โ Frequently Asked Questions
Q: What is high impact news in Forex?
High impact news refers to economic data releases and geopolitical events that have the potential to cause significant price movements in the foreign exchange market. These include US Non-Farm Payrolls, CPI, FOMC interest rate decisions, GDP figures, and major geopolitical developments.
Q: Why does high impact news move the Forex market?
High impact news moves the Forex market because it provides new information about economic fundamentals, interest rates, inflation, and geopolitical risks. Traders and institutions react to this data by adjusting their positions, leading to rapid price changes.
Q: What are the most important high impact news events for Forex?
The most important events include US Non-Farm Payrolls (NFP), Consumer Price Index (CPI) reports, FOMC interest rate decisions, GDP releases, central bank speeches, employment data, and geopolitical events such as elections, trade negotiations, and conflicts.

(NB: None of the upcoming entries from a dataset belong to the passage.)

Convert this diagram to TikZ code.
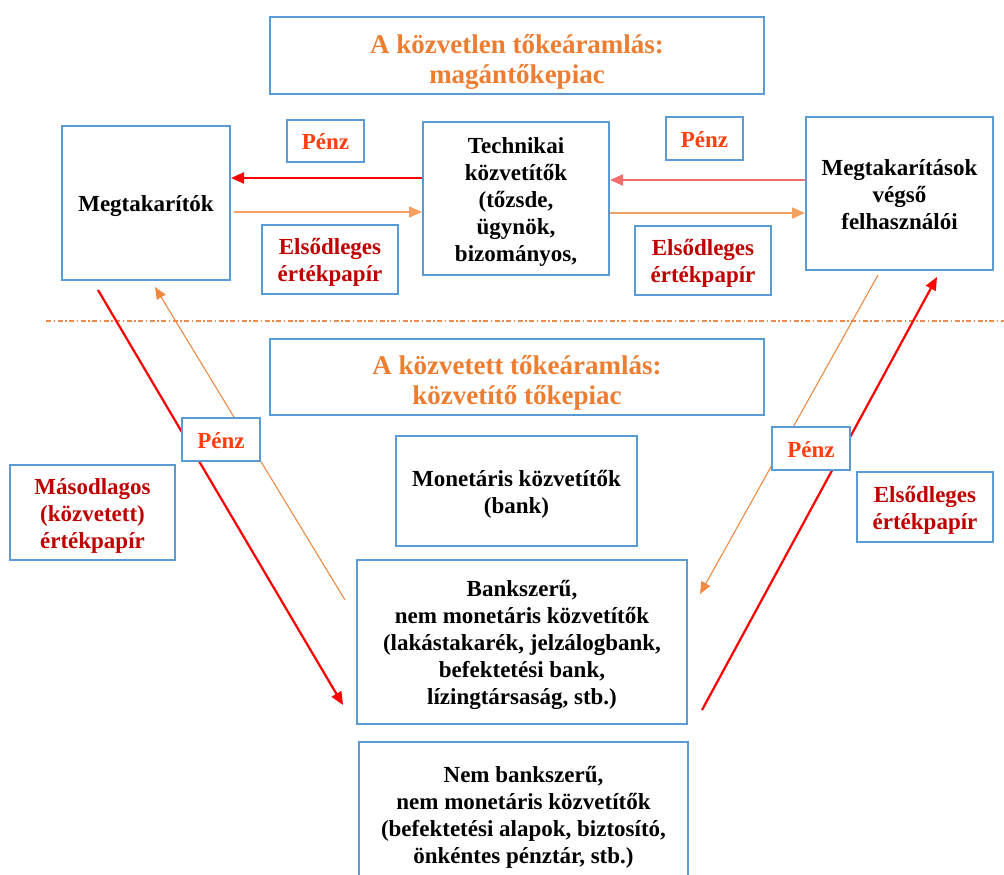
\documentclass[tikz,border=0pt]{standalone}
\usepackage{fontspec}
\setmainfont{Liberation Serif}
\usetikzlibrary{arrows.meta}
\definecolor{boxblue}{HTML}{5B9BD5}
\definecolor{titleor}{HTML}{ED7D31}
\definecolor{penzred}{HTML}{FF3F0F}
\definecolor{papred}{HTML}{C00000}
\definecolor{arrred}{HTML}{FF0000}
\definecolor{arrsalmon}{HTML}{F26E6A}
\definecolor{arror}{HTML}{F4A061}
\definecolor{diagor}{HTML}{EF8A45}
\definecolor{sepline}{HTML}{EE8A4C}

% fixed first-line height and last-line depth keep every label at the same optical level
\newcommand{\upstrut}{\rule{0pt}{1em}}
\newcommand{\titlestrut}{\rule{0pt}{1.2em}}
\newcommand{\dnstrut}{\rule[-0.24em]{0pt}{0pt}}

\tikzset{
  box/.style={draw=boxblue, line width=2pt, fill=white, align=center, inner sep=0pt,
    font=\fontsize{23}{27}\selectfont\bfseries},
  titlebox/.style={box, text=titleor, font=\fontsize{27}{30}\selectfont\bfseries},
  penzbox/.style={box, text=penzred},
  papbox/.style={box, text=papred},
  redarr/.style={draw=arrred, line width=2.2pt, -{Triangle[length=13pt,width=11pt]}},
  salmonarr/.style={draw=arrsalmon, line width=2pt, -{Triangle[length=13pt,width=11pt]}},
  orarr/.style={draw=arror, line width=1.6pt, -{Triangle[length=13pt,width=11pt]}},
  diagarr/.style={draw=diagor, line width=1.1pt, -{Triangle[length=12pt,width=10pt]}},
  sepdash/.style={draw=sepline, line width=1.2pt, dash pattern=on 5pt off 2.5pt on 1.5pt off 2.5pt}
}

\begin{document}
\begin{tikzpicture}[x=1pt, y=-1pt]
\useasboundingbox (0,0) rectangle (1004,875);
\clip (0,0) rectangle (1004,875);
\fill[white] (0,0) rectangle (1004,875);

% main boxes
\node[titlebox, minimum width=494pt, minimum height=77pt] (t1) at (517,55.5)
  {\titlestrut A közvetlen tőkeáramlás:\\magántőkepiac\dnstrut};
\node[box, minimum width=168pt, minimum height=154pt] (megt) at (146,203) {\upstrut Megtakarítók\dnstrut};
\node[box, minimum width=186pt, minimum height=153pt] (tech) at (516,198.5)
  {\upstrut Technikai\\közvetítők\\(tőzsde,\\ügynök,\\bizományos,\dnstrut};
\node[box, minimum width=187pt, minimum height=153pt] (felh) at (899.5,193.5)
  {\upstrut Megtakarítások\\végső\\felhasználói\dnstrut};
\node[titlebox, minimum width=494pt, minimum height=76pt] (t2) at (517,377)
  {\titlestrut A közvetett tőkeáramlás:\\közvetítő tőkepiac\dnstrut};
\node[box, minimum width=241pt, minimum height=110pt] (mon) at (516.5,491)
  {\upstrut Monetáris közvetítők\\(bank)\dnstrut};
\node[box, minimum width=330pt, minimum height=164pt] (bsz) at (522,642)
  {\upstrut Bankszerű,\\nem monetáris közvetítők\\(lakástakarék, jelzálogbank,\\befektetési bank,\\lízingtársaság, stb.)\dnstrut};
\node[box, minimum width=329pt, minimum height=145pt] (nbsz) at (523.5,814.5)
  {\upstrut Nem bankszerű,\\nem monetáris közvetítők\\(befektetési alapok, biztosító,\\önkéntes pénztár, stb.)\dnstrut};

% separator between direct and indirect flows
\coordinate (sepL) at (46,321);
\coordinate (sepR) at (1004,321);
\draw[sepdash] (sepL) -- (sepR);

% horizontal flows
\draw[redarr] (tech.west |- 0,178) -- (megt.east |- 0,178);
\draw[orarr] ([xshift=3pt]megt.east |- 0,212) -- (tech.west |- 0,212);
\draw[salmonarr] (felh.west |- 0,180) -- (tech.east |- 0,180);
\draw[orarr] (tech.east |- 0,213) -- (felh.west |- 0,213);

% diagonal flows
\coordinate (lr1) at (98,290);
\coordinate (lr2) at (343,705);
\coordinate (lo1) at (345,600);
\coordinate (lo2) at (155,287);
\coordinate (ro1) at (878,275);
\coordinate (ro2) at (700,594);
\coordinate (rr1) at (702,710);
\coordinate (rr2) at (937,277);
\draw[redarr] (lr1) -- (lr2);
\draw[diagarr] (lo1) -- (lo2);
\draw[diagarr] (ro1) -- (ro2);
\draw[redarr] (rr1) -- (rr2);

% flow labels
\node[penzbox, minimum width=77pt, minimum height=42pt] (p1) at (325.5,141) {\upstrut Pénz\dnstrut};
\node[penzbox, minimum width=77pt, minimum height=43pt] (p2) at (704.5,138.5) {\upstrut Pénz\dnstrut};
\node[papbox, minimum width=136pt, minimum height=69pt] (e1) at (330,259.5) {\upstrut Elsődleges\\értékpapír\dnstrut};
\node[papbox, minimum width=136pt, minimum height=69pt] (e2) at (703,260.5) {\upstrut Elsődleges\\értékpapír\dnstrut};
\node[penzbox, minimum width=78pt, minimum height=43pt] (p3) at (221,439.5) {\upstrut Pénz\dnstrut};
\node[papbox, minimum width=165pt, minimum height=95pt] (m1) at (92.5,512.5) {\upstrut Másodlagos\\(közvetett)\\értékpapír\dnstrut};
\node[penzbox, minimum width=78pt, minimum height=43pt] (p4) at (811,448.5) {\upstrut Pénz\dnstrut};
\node[papbox, minimum width=136pt, minimum height=70pt] (e3) at (925,507) {\upstrut Elsődleges\\értékpapír\dnstrut};
\end{tikzpicture}
\end{document}
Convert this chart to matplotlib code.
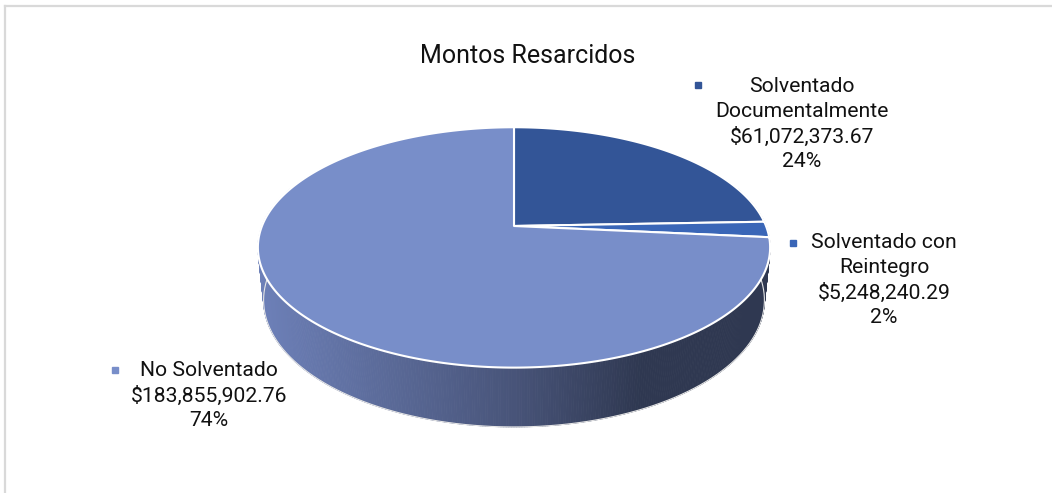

Q: When is the best time to trade high impact news?
The best time varies, but generally, traders should avoid entering positions just before high impact events. Many traders wait for the initial volatility spike to settle (5-15 minutes after the release) before entering, using the new price direction as a signal. Alternatively, some use pending orders placed before the release.
Q: Where can I find high impact news data for Forex?
You can find data from official sources such as the Bureau of Labor Statistics (BLS), Bureau of Economic Analysis (BEA), Federal Reserve, central bank websites, and reputable news sources like Reuters, Bloomberg, and specialized economic calendar providers (Forex Factory, DailyFX, Investing.com).
Q: What are the risks of trading high impact news?
Risks include extreme volatility, slippage, widening spreads, and gap openings. Price can move 100+ pips in seconds, stop-losses may be executed at unfavorable prices, and the market can quickly reverse direction. The CFTC warns that news trading is one of the riskiest strategies for retail traders.
Q: How should I prepare for high impact news releases?
Preparation includes checking the economic calendar, reviewing consensus forecasts, setting appropriate position sizes, using wider stop-losses or trading during reduced hours, ensuring your broker can handle the volatility, and considering whether to stay out of the market entirely before major events.
Q: Is it possible to profit consistently from high impact news trading?
Profitability is challenging due to the unpredictable nature of price reactions and the high risk of slippage. While some institutional traders and specialists have developed strategies, retail traders often find that the risks outweigh the rewards. The NFA advises traders to approach news trading with extreme caution.